The City of New York, Appellant, v. 503 Fifth Avenue Company, Respondent.
    (Supreme Court, Appellate Term, First Department,
    May, 1915.)
    Penalties — action to recover for violation of ordinance in relation to electric signs — city of New York.
    In an action to recover penalties for violating the ordinance which provides that “ no electric sign shall be maintained in the city of New York contrary to the provisions of this ordinance under a penalty of ten dollars a day for each day or part of a day the same shall be so maintained,” and wherein a plain and simple method of obtaining a license is provided, it is no defense that defendant’s diligent efforts to procure a license were delayed through the stupidity or laziness of employees ’ in the license bureau.
    Pendleton, J., dissents.
    Appeal by the plaintiff from a judgment of the Municipal Court of the city of New York, borough of Manhattan, fourth district, rendered in favor of the defendant.
    Frank L. Polk, corporation counsel (Herman Stiefel and A. Judson Hyatt, of counsel), for appellant.
    Louis Gans, for respondent.
   Shearn, J.

In an action to recover penalties for violating a city ordinance requiring a license before certain acts may be lawfully done, it is no defense to show that the defendant diligently endeavored to procure a license but was delayed through the stupidity or laziness of employees in the license bureau. If such a “ defense ” may prevail, the city ordinances are so much waste paper. With a' valid ordinance such as this, the only issue in a suit for a penalty is whether the ordinance was violated.

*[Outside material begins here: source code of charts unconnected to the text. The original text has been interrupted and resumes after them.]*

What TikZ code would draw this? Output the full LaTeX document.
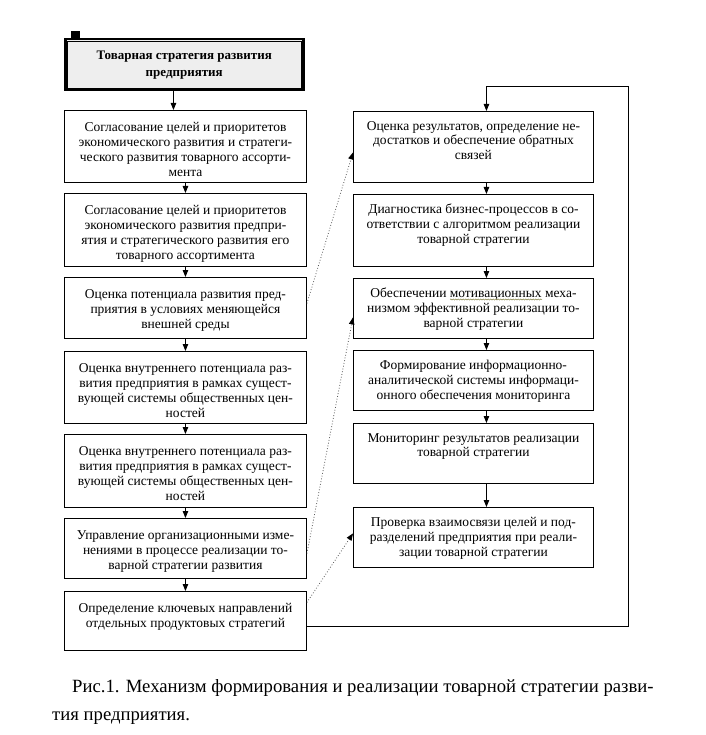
\documentclass[tikz,border=0pt]{standalone}
\usepackage{fontspec}
\setmainfont{Liberation Serif}
\usetikzlibrary{arrows.meta,decorations.pathmorphing}
\begin{document}
\begin{tikzpicture}[x=1pt,y=-1pt,
  box/.style={draw,line width=0.9pt,rectangle,inner sep=0pt,anchor=north west},
  txt/.style={anchor=north,inner sep=0pt,align=center,font=\fontsize{13.5}{14.8}\selectfont},
  arr/.style={line width=0.8pt,-{Triangle[length=7pt,width=5.5pt]}},
  dotarr/.style={black!65,dotted,line width=0.8pt,-{Triangle[length=7pt,width=5.5pt,color=black]}}
]
\useasboundingbox[fill=white] (0,0) rectangle (705,735);
% title
\node[draw,line width=2.5pt,fill=gray!13,minimum width=238pt,minimum height=51pt,inner sep=0pt,anchor=north west] (T) at (64,38) {};
\draw[line width=0.7pt] ([shift={(3.5pt,-3.5pt)}]T.north west) rectangle ([shift={(-3.5pt,3.5pt)}]T.south east);
\node[anchor=center,inner sep=0pt,align=center,font=\fontsize{13}{17}\selectfont\bfseries] (Tt) at (T.center) {Товарная стратегия развития\\предприятия};
\fill (71,31) rectangle (80,40);
% left column
\node[box,minimum width=242pt,minimum height=72pt] (L1) at (64,110) {};
\node[box,minimum width=242pt,minimum height=73pt] (L2) at (64,193) {};
\node[box,minimum width=242pt,minimum height=61pt] (L3) at (64,277) {};
\node[box,minimum width=242pt,minimum height=72pt] (L4) at (64,351) {};
\node[box,minimum width=242pt,minimum height=73pt] (L5) at (64,434) {};
\node[box,minimum width=242pt,minimum height=60pt] (L6) at (64,518) {};
\node[box,minimum width=242pt,minimum height=59pt] (L7) at (64,591) {};
\node[txt] (L1t) at ([yshift=-12.5pt]L1.north) {Согласование целей и приоритетов\\экономического развития и стратеги-\\ческого развития товарного ассорти-\\мента};
\node[txt] (L2t) at ([yshift=-12.5pt]L2.north) {Согласование целей и приоритетов\\экономического развития предпри-\\ятия и стратегического развития его\\товарного ассортимента};
\node[txt] (L3t) at ([yshift=-12.5pt]L3.north) {Оценка потенциала развития пред-\\приятия в условиях меняющейся\\внешней среды};
\node[txt] (L4t) at ([yshift=-12.5pt]L4.north) {Оценка внутреннего потенциала раз-\\вития предприятия в рамках сущест-\\вующей системы общественных цен-\\ностей};
\node[txt] (L5t) at ([yshift=-12.5pt]L5.north) {Оценка внутреннего потенциала раз-\\вития предприятия в рамках сущест-\\вующей системы общественных цен-\\ностей};
\node[txt] (L6t) at ([yshift=-12.5pt]L6.north) {Управление организационными изме-\\нениями в процессе реализации то-\\варной стратегии развития};
\node[txt] (L7t) at ([yshift=-12.5pt]L7.north) {Определение ключевых направлений\\отдельных продуктовых стратегий};
% right column
\node[box,minimum width=240pt,minimum height=71pt] (R1) at (353,111) {};
\node[box,minimum width=240pt,minimum height=72pt] (R2) at (353,194) {};
\node[box,minimum width=240pt,minimum height=60pt] (R3) at (353,278) {};
\node[box,minimum width=240pt,minimum height=60pt] (R4) at (353,350) {};
\node[box,minimum width=240pt,minimum height=60pt] (R5) at (353,423) {};
\node[box,minimum width=240pt,minimum height=60pt] (R6) at (353,507) {};
\node[txt] (R1t) at ([yshift=-10pt]R1.north) {Оценка результатов, определение не-\\достатков и обеспечение обратных\\связей};
\node[txt] (R2t) at ([yshift=-10pt]R2.north) {Диагностика бизнес-процессов в со-\\ответствии с алгоритмом реализации\\товарной стратегии};
\node[txt] (R3t) at ([yshift=-10pt]R3.north) {Обеспечении мотивационных меха-\\низмом эффективной реализации то-\\варной стратегии};
\node[txt] (R4t) at ([yshift=-10pt]R4.north) {Формирование информационно-\\аналитической системы информаци-\\онного обеспечения мониторинга};
\node[txt] (R5t) at ([yshift=-10pt]R5.north) {Мониторинг результатов реализации\\товарной стратегии};
\node[txt] (R6t) at ([yshift=-10pt]R6.north) {Проверка взаимосвязи целей и под-\\разделений предприятия при реали-\\зации товарной стратегии};
\draw[olive!70!black,line width=0.4pt,decorate,decoration={snake,segment length=2.5pt,amplitude=0.6pt}] (450,299.5) -- (542,299.5);
% solid arrows
\draw[arr] ([xshift=-12pt]L1.north |- T.south) -- ([xshift=-12pt]L1.north);
\draw[arr] (L1) -- (L2);
\draw[arr] (L2) -- (L3);
\draw[arr] (L3) -- (L4);
\draw[arr] (L4) -- (L5);
\draw[arr] (L5) -- (L6);
\draw[arr] (L6) -- (L7);
\draw[arr] ([xshift=13pt]R1.south) -- ([xshift=13pt]R2.north);
\draw[arr] ([xshift=13pt]R2.south) -- ([xshift=13pt]R3.north);
\draw[arr] ([xshift=13pt]R3.south) -- ([xshift=13pt]R4.north);
\draw[arr] ([xshift=13pt]R4.south) -- ([xshift=13pt]R5.north);
\draw[arr] ([xshift=13pt]R5.south) -- ([xshift=13pt]R6.north);
% feedback loop
\coordinate (loopTR) at (628,86);
\draw[arr] ([yshift=-5.5pt]L7.east) -| (loopTR) -| ([xshift=13pt]R1.north);
% dotted arrows
\draw[dotarr] ([yshift=4.5pt]L3.east) -- ([yshift=-5.5pt]R1.west);
\draw[dotarr] ([yshift=-5pt]L6.east) -- ([yshift=-9pt]R3.west);
\draw[dotarr] ([yshift=18.5pt]L7.east) -- ([yshift=4pt]R6.west);
% caption
\node[anchor=base west,inner sep=0pt,font=\fontsize{18.7}{28}\selectfont] (cap1) at (72,692) {Рис.1. Механизм формирования и реализации товарной стратегии разви-};
\node[anchor=base west,inner sep=0pt,font=\fontsize{18.7}{28}\selectfont] (cap2) at (52,720) {тия предприятия.};
\end{tikzpicture}
\end{document}
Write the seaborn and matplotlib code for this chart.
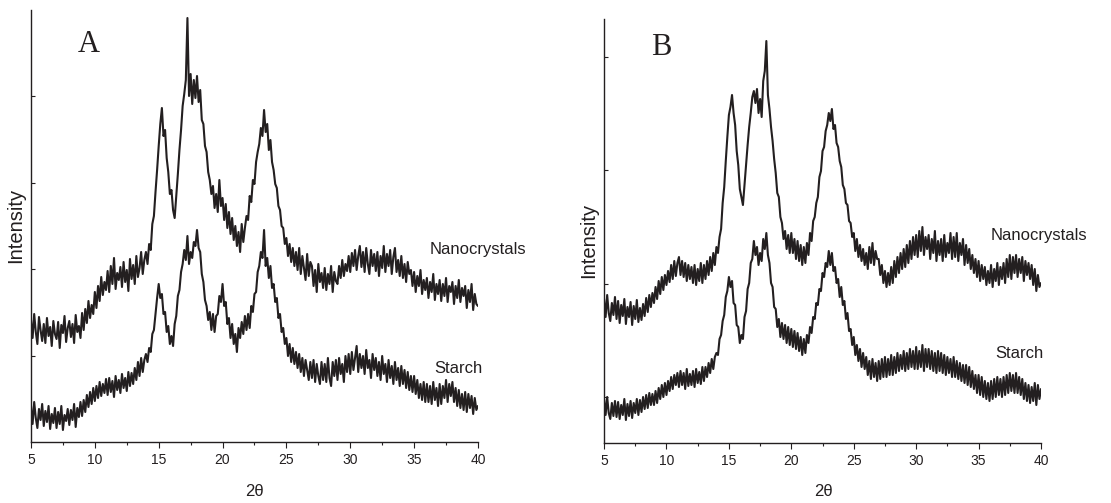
import numpy as np
import pandas as pd
import matplotlib
matplotlib.use("Agg")
import matplotlib.pyplot as plt
import seaborn as sns

# 2-theta grid of the read-off points (degrees), one row below = one degree
two_theta = np.arange(5.0, 40.0001, 0.125)

# panel A, intensities (arbitrary units, noise included)
a_nanocrystals = [
    122, 104, 128, 110, 98, 125, 112, 101,
    118, 99, 124, 106, 115, 96, 121, 108,
    103, 120, 94, 117, 109, 126, 100, 114,
    121, 105, 118, 99, 127, 110, 116, 104,
    129, 112, 133, 119, 141, 124, 137, 128,
    150, 134, 156, 141, 165, 147, 160, 152,
    171, 150, 176, 158, 184, 153, 169, 162,
    175, 155, 180, 160, 172, 151, 183, 163,
    177, 158, 186, 165, 174, 190, 168, 182,
    190, 178, 198, 192, 218, 226, 250, 272,
    296, 318, 334, 306, 312, 284, 270, 248,
    252, 232, 224, 246, 268, 292, 312, 336,
    348, 362, 424, 346, 368, 338, 362, 344,
    366, 340, 352, 322, 318, 296, 290, 270,
    262, 248, 256, 234, 248, 230, 262, 236,
    244, 222, 238, 214, 230, 208, 224, 202,
    216, 196, 210, 190, 218, 200, 214, 226,
    222, 246, 240, 262, 258, 280, 290, 298,
    314, 306, 332, 310, 318, 292, 302, 280,
    272, 258, 254, 236, 232, 216, 214, 198,
    204, 186, 198, 180, 194, 176, 190, 172,
    194, 168, 186, 174, 162, 188, 166, 180,
    176, 156, 172, 150, 178, 160, 169, 154,
    174, 152, 168, 158, 176, 150, 170, 161,
    158, 176, 164, 182, 166, 178, 171, 186,
    170, 189, 176, 192, 172, 186, 196, 175,
    190, 170, 194, 178, 168, 192, 176, 188,
    171, 190, 166, 186, 174, 196, 170, 188,
    176, 192, 168, 185, 194, 170, 182, 166,
    186, 164, 178, 160, 180, 168, 172, 156,
    170, 150, 166, 156, 172, 148, 162, 152,
    164, 144, 160, 150, 168, 142, 158, 148,
    162, 141, 158, 146, 164, 140, 156, 150,
    160, 138, 156, 144, 162, 140, 154, 146,
    156, 134, 152, 140, 158, 132, 148, 138,
    136,
]
a_starch = [
    36, 18, 40, 24, 14, 33, 22, 38,
    16, 31, 20, 36, 13, 28, 19, 34,
    14, 30, 18, 36, 12, 27, 21, 33,
    17, 32, 22, 38, 15, 34, 25, 40,
    26, 42, 30, 47, 35, 50, 38, 54,
    41, 56, 44, 60, 46, 58, 49, 63,
    47, 64, 50, 61, 45, 66, 52, 62,
    49, 68, 54, 64, 51, 70, 56, 69,
    58, 74, 62, 80, 66, 84, 70, 82,
    88, 80, 94, 90, 108, 112, 128, 144,
    158, 144, 148, 128, 130, 110, 116, 98,
    106, 96, 118, 126, 146, 152, 170, 178,
    192, 182, 206, 178, 190, 184, 200, 196,
    212, 194, 190, 168, 160, 142, 136, 122,
    130, 112, 128, 110, 126, 128, 146, 140,
    158, 136, 140, 118, 124, 104, 118, 98,
    108, 90, 114, 104, 120, 108, 126, 112,
    128, 114, 136, 130, 148, 150, 170, 176,
    190, 184, 212, 176, 184, 164, 176, 154,
    158, 140, 144, 124, 128, 110, 114, 98,
    104, 86, 98, 80, 94, 78, 90, 74,
    88, 70, 84, 66, 82, 72, 62, 80,
    64, 82, 60, 78, 66, 58, 80, 62,
    78, 60, 84, 64, 56, 80, 66, 82,
    62, 84, 68, 78, 60, 86, 70, 88,
    68, 90, 72, 84, 96, 70, 88, 74,
    86, 68, 92, 74, 82, 64, 88, 72,
    84, 66, 80, 62, 86, 68, 78, 60,
    82, 64, 76, 58, 80, 62, 74, 56,
    76, 58, 72, 54, 70, 52, 66, 50,
    66, 48, 62, 44, 58, 42, 60, 40,
    58, 40, 56, 38, 60, 42, 54, 36,
    58, 38, 56, 44, 62, 40, 58, 46,
    60, 40, 54, 36, 52, 34, 48, 32,
    50, 30, 48, 34, 46, 28, 44, 32,
    36,
]

# panel B
b_nanocrystals = [
    144, 126, 148, 130, 122, 140, 128, 146,
    124, 142, 120, 138, 127, 144, 119, 136,
    126, 141, 118, 137, 124, 143, 121, 135,
    123, 139, 127, 145, 131, 148, 136, 150,
    140, 156, 144, 162, 149, 166, 153, 168,
    158, 172, 161, 178, 164, 182, 167, 180,
    186, 168, 182, 166, 180, 162, 178, 164,
    176, 160, 178, 158, 174, 162, 180, 160,
    178, 164, 182, 168, 186, 172, 190, 178,
    196, 190, 206, 214, 240, 256, 282, 306,
    328, 336, 348, 330, 318, 292, 278, 254,
    246, 238, 258, 278, 298, 316, 330, 346,
    352, 340, 354, 330, 344, 326, 362, 372,
    402, 348, 334, 316, 302, 284, 270, 250,
    246, 226, 220, 204, 212, 194, 208, 190,
    210, 190, 204, 184, 202, 182, 198, 178,
    196, 180, 200, 188, 210, 202, 222, 226,
    240, 246, 266, 272, 292, 296, 312, 318,
    330, 322, 334, 314, 318, 300, 296, 282,
    276, 258, 254, 240, 238, 222, 220, 206,
    210, 192, 204, 186, 198, 182, 194, 178,
    190, 174, 196, 180, 200, 178, 192, 184,
    184, 168, 178, 160, 172, 156, 170, 158,
    176, 160, 182, 166, 186, 170, 190, 174,
    194, 176, 198, 180, 202, 184, 206, 188,
    208, 186, 212, 192, 216, 188, 206, 194,
    208, 184, 204, 190, 212, 182, 202, 188,
    204, 182, 208, 186, 200, 190, 210, 184,
    206, 186, 210, 182, 200, 188, 204, 178,
    198, 180, 194, 174, 188, 170, 184, 166,
    182, 162, 178, 164, 176, 158, 172, 160,
    178, 156, 174, 162, 180, 158, 176, 164,
    180, 160, 184, 166, 188, 164, 186, 170,
    188, 166, 184, 170, 186, 162, 182, 168,
    180, 164, 178, 158, 174, 152, 168, 156,
    160,
]
b_starch = [
    44, 28, 46, 30, 24, 40, 27, 42,
    26, 41, 24, 38, 28, 44, 23, 39,
    27, 42, 25, 40, 30, 44, 28, 43,
    31, 46, 34, 48, 35, 50, 38, 49,
    38, 52, 40, 55, 44, 58, 46, 60,
    48, 62, 52, 66, 54, 68, 58, 70,
    56, 72, 58, 70, 54, 74, 57, 69,
    58, 72, 56, 74, 60, 71, 59, 76,
    62, 76, 66, 80, 70, 84, 74, 86,
    90, 88, 104, 108, 122, 128, 146, 152,
    166, 156, 162, 140, 138, 118, 116, 100,
    108, 104, 126, 132, 154, 160, 180, 184,
    202, 188, 196, 178, 190, 182, 204, 194,
    210, 188, 180, 160, 156, 136, 134, 116,
    124, 106, 120, 104, 118, 100, 116, 98,
    114, 96, 112, 94, 110, 92, 106, 88,
    104, 90, 108, 100, 116, 110, 126, 124,
    140, 138, 154, 152, 170, 166, 180, 176,
    192, 178, 190, 172, 176, 160, 164, 146,
    156, 138, 142, 124, 130, 112, 114, 98,
    106, 88, 98, 82, 94, 76, 90, 74,
    86, 68, 82, 64, 84, 66, 80, 62,
    82, 64, 84, 66, 86, 66, 84, 68,
    88, 68, 86, 70, 90, 72, 88, 74,
    92, 72, 90, 74, 94, 76, 92, 74,
    96, 74, 92, 76, 98, 72, 94, 76,
    94, 74, 92, 72, 90, 70, 92, 72,
    90, 70, 88, 68, 86, 70, 84, 66,
    86, 66, 82, 64, 80, 62, 78, 60,
    78, 58, 76, 56, 72, 54, 68, 50,
    68, 48, 66, 46, 62, 44, 60, 42,
    62, 44, 64, 46, 66, 48, 64, 46,
    66, 48, 68, 50, 70, 52, 68, 50,
    70, 50, 66, 48, 64, 44, 60, 42,
    58, 40, 56, 42, 60, 38, 58, 44,
    54,
]

panel_letters = ["A", "B"]
series_names = ["Nanocrystals", "Starch"]

sns.set_theme(style="ticks")
plt.rcParams['font.family'] = ['Liberation Sans', 'DejaVu Sans']

LINE = "#231f20"

fig = plt.figure(figsize=(11.11, 5.03), dpi=100)
ax_a = fig.add_axes([0.0279, 0.1213, 0.4023, 0.8588])
ax_b = fig.add_axes([0.5437, 0.1193, 0.3933, 0.8429])

panels = [
    (ax_a, a_nanocrystals, a_starch, 432, [86, 173, 259, 346],
     [(36.2, 192), (36.6, 73)], (9.5, 398)),
    (ax_b, b_nanocrystals, b_starch, 424, [46, 159, 273, 386],
     [(36.0, 208), (36.3, 89)], (9.6, 396)),
]

for (ax, nano, starch, ytop, yticks, label_pos, letter_pos), letter in zip(panels, panel_letters):
    df = pd.DataFrame({"two_theta": two_theta, "Nanocrystals": nano, "Starch": starch})
    for name in series_names:
        sns.lineplot(data=df, x="two_theta", y=name, ax=ax, color=LINE, lw=1.5,
                     estimator=None, sort=False)
    ax.set_xlim(5, 40)
    ax.set_ylim(0, ytop)
    ax.set_xticks(range(5, 41, 5))
    ax.set_xticks(np.arange(7.5, 40, 5), minor=True)
    ax.set_yticks(yticks)
    ax.set_yticklabels([])
    ax.tick_params(axis="x", which="major", direction="out", length=4, width=0.8,
                   labelsize=10, pad=4, colors=LINE)
    ax.tick_params(axis="x", which="minor", direction="out", length=2.5, width=0.8, colors=LINE)
    ax.tick_params(axis="y", which="major", direction="in", length=3, width=0.8, colors=LINE)
    ax.set_xlabel("")
    ax.set_ylabel("")
    sns.despine(ax=ax)
    for sp in ["left", "bottom"]:
        ax.spines[sp].set_linewidth(1.0)
        ax.spines[sp].set_color(LINE)
    for name, (tx, ty) in zip(series_names, label_pos):
        ax.text(tx, ty, name, fontsize=12, color=LINE, ha="left", va="center")
    ax.text(letter_pos[0], letter_pos[1], letter, fontsize=22, color=LINE,
            family="Liberation Serif", ha="center", va="center")

fig.text(16 / 1111, 1 - 225 / 503, "Intensity", rotation=90, fontsize=14.5,
         ha="center", va="center", color=LINE)
fig.text(589 / 1111, 1 - 240 / 503, "Intensity", rotation=90, fontsize=14.5,
         ha="center", va="center", color=LINE)
fig.text(254 / 1111, 1 - 491 / 503, "2θ", fontsize=12, ha="center", va="center", color=LINE)
fig.text(823 / 1111, 1 - 491 / 503, "2θ", fontsize=12, ha="center", va="center", color=LINE)

fig.savefig("out.png", dpi=100, facecolor="white")
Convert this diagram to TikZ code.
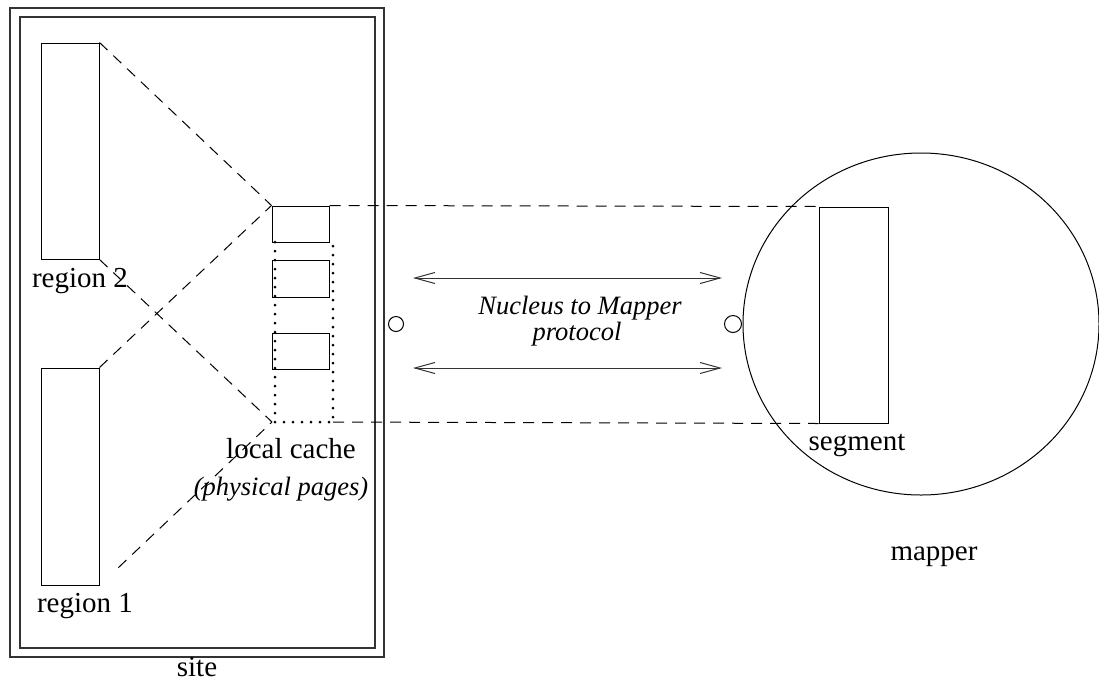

This electric sign ordinance is reasonable and perfectly plain. It provides that: “No electric sign shall be maintained in the City of New York contrary to the provisions of this ordinance under a penalty of ten dollars a day for each day or part of a day the same shall be so maintained. ’ ’ It provides a plain and simple method of obtaining a license. The ordinance was approved July 24,1912, the sign then existing, and defendant’s application for a license is dated September 26,1913, and was issued September 29, 1913. The comment of the Appellate Division in City of New York v. Hewitt, 91 App. Div. 446, is pertinent: “ If, then, this judgment can be sustained at all, it must be upon the ground that the court may, as matter of benignity, suspend the operation of the ordinance against an individual. The court has no power of dispensation.”

Judgment reversed and new trial ordered, with costs to appellant to abide the-event.

Guy, J., concurs.

Pendleton, J.

(dissenting). I dissent on the ground that that part of an ordinance which imposes from the adoption of the ordinance a per diem penalty on the maintenance, without a license, of all existing signs, previously duly authorized, irrespective of whether good, bad, or indifferent, or dangerous or not, before reasonable opportunity to acquire a license is so unreasonable that it is invalid as an exercise of the police power. The unreasonableness is not to be determined by what has been, but what may be, done under it. City of Rochester v. West, 164 N. Y. 510, 514.

Judgment should be affirmed, with costs.

Judgment reversed and new trial ordered, with costs to appellant to abide event.